▸ Short task
Your task is to copy the listing exactly, with the pictures left out.

▸ Provided records
###

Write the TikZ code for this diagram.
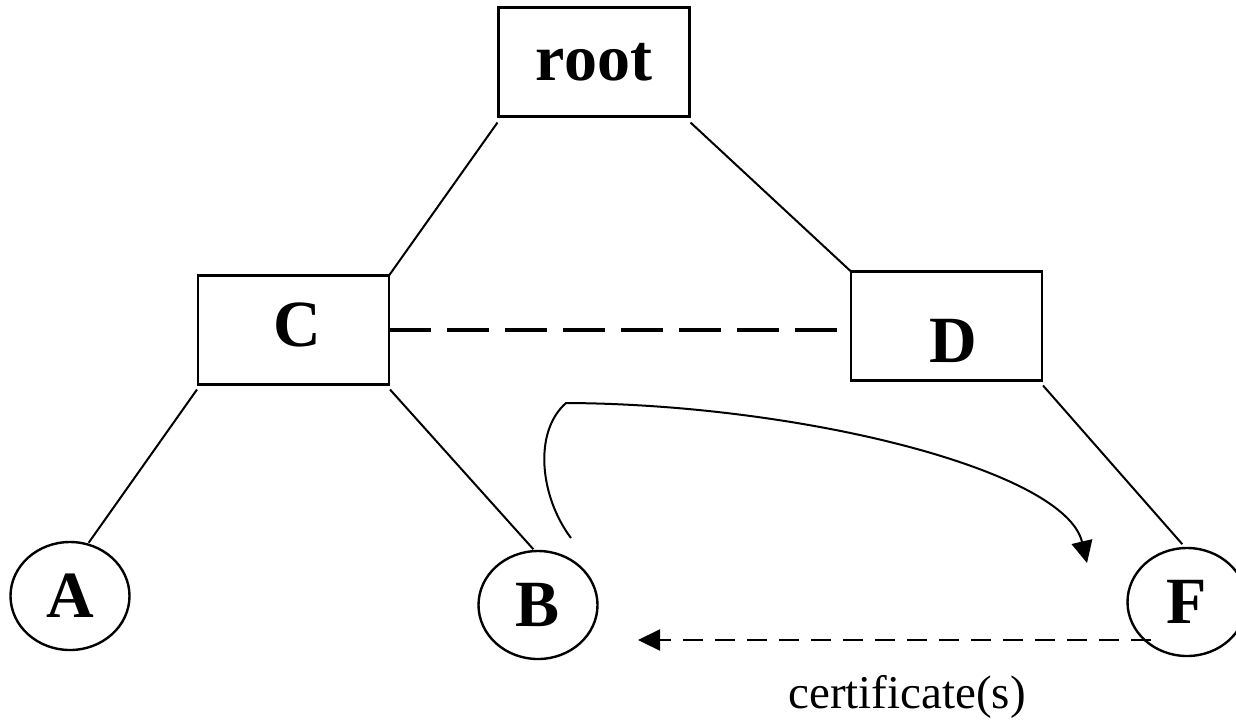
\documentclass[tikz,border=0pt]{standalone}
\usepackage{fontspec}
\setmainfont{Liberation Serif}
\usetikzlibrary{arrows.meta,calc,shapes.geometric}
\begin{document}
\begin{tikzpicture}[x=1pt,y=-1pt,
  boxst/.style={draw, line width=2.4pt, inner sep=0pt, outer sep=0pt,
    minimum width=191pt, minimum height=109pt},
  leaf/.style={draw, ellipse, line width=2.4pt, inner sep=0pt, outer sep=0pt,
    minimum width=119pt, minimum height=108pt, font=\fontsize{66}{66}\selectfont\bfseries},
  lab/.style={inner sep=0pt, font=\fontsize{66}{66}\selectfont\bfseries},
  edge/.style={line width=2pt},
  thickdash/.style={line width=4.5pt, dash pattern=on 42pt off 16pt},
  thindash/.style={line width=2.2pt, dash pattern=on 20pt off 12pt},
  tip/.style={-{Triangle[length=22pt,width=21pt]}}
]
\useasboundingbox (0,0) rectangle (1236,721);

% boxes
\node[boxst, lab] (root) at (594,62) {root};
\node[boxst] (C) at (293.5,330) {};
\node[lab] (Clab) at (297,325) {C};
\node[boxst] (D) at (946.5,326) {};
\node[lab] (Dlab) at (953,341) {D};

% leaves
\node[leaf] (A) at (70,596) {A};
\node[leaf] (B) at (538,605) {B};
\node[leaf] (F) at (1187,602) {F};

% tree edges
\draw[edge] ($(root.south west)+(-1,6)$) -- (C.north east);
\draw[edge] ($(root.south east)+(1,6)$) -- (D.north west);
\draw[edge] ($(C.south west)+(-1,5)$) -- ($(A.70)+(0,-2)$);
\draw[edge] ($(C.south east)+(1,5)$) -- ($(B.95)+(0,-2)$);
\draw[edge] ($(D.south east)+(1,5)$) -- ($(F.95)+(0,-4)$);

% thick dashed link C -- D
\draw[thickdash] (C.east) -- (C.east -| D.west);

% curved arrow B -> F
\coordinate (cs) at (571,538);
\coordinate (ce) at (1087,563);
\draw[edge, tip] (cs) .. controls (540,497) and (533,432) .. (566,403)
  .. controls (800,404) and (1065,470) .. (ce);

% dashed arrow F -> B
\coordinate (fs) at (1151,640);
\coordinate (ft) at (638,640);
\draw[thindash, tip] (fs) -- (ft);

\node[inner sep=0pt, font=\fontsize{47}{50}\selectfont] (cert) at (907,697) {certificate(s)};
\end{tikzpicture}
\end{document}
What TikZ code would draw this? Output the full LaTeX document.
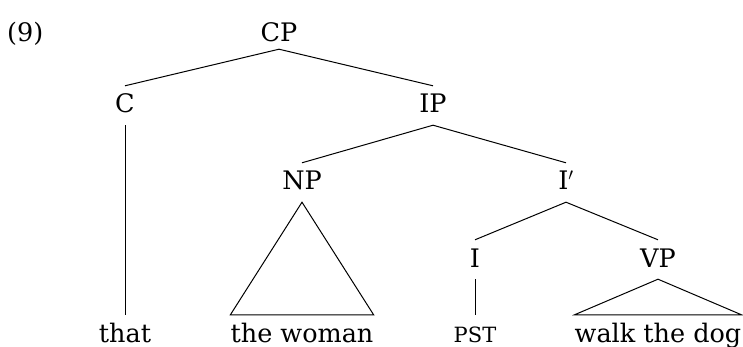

###

▸ Response for this exercise
Write the TikZ code for this diagram.
\documentclass[tikz,border=0pt]{standalone}
\usepackage{fontspec}
\setmainfont{Liberation Serif}
\usetikzlibrary{arrows.meta,calc,shapes.geometric}
\begin{document}
\begin{tikzpicture}[x=1pt,y=-1pt,
  boxst/.style={draw, line width=2.4pt, inner sep=0pt, outer sep=0pt,
    minimum width=191pt, minimum height=109pt},
  leaf/.style={draw, ellipse, line width=2.4pt, inner sep=0pt, outer sep=0pt,
    minimum width=119pt, minimum height=108pt, font=\fontsize{66}{66}\selectfont\bfseries},
  lab/.style={inner sep=0pt, font=\fontsize{66}{66}\selectfont\bfseries},
  edge/.style={line width=2pt},
  thickdash/.style={line width=4.5pt, dash pattern=on 42pt off 16pt},
  thindash/.style={line width=2.2pt, dash pattern=on 20pt off 12pt},
  tip/.style={-{Triangle[length=22pt,width=21pt]}}
]
\useasboundingbox (0,0) rectangle (1236,721);

% boxes
\node[boxst, lab] (root) at (594,62) {root};
\node[boxst] (C) at (293.5,330) {};
\node[lab] (Clab) at (297,325) {C};
\node[boxst] (D) at (946.5,326) {};
\node[lab] (Dlab) at (953,341) {D};

% leaves
\node[leaf] (A) at (70,596) {A};
\node[leaf] (B) at (538,605) {B};
\node[leaf] (F) at (1187,602) {F};

% tree edges
\draw[edge] ($(root.south west)+(-1,6)$) -- (C.north east);
\draw[edge] ($(root.south east)+(1,6)$) -- (D.north west);
\draw[edge] ($(C.south west)+(-1,5)$) -- ($(A.70)+(0,-2)$);
\draw[edge] ($(C.south east)+(1,5)$) -- ($(B.95)+(0,-2)$);
\draw[edge] ($(D.south east)+(1,5)$) -- ($(F.95)+(0,-4)$);

% thick dashed link C -- D
\draw[thickdash] (C.east) -- (C.east -| D.west);

% curved arrow B -> F
\coordinate (cs) at (571,538);
\coordinate (ce) at (1087,563);
\draw[edge, tip] (cs) .. controls (540,497) and (533,432) .. (566,403)
  .. controls (800,404) and (1065,470) .. (ce);

% dashed arrow F -> B
\coordinate (fs) at (1151,640);
\coordinate (ft) at (638,640);
\draw[thindash, tip] (fs) -- (ft);

\node[inner sep=0pt, font=\fontsize{47}{50}\selectfont] (cert) at (907,697) {certificate(s)};
\end{tikzpicture}
\end{document}
What TikZ code would draw this? Output the full LaTeX document.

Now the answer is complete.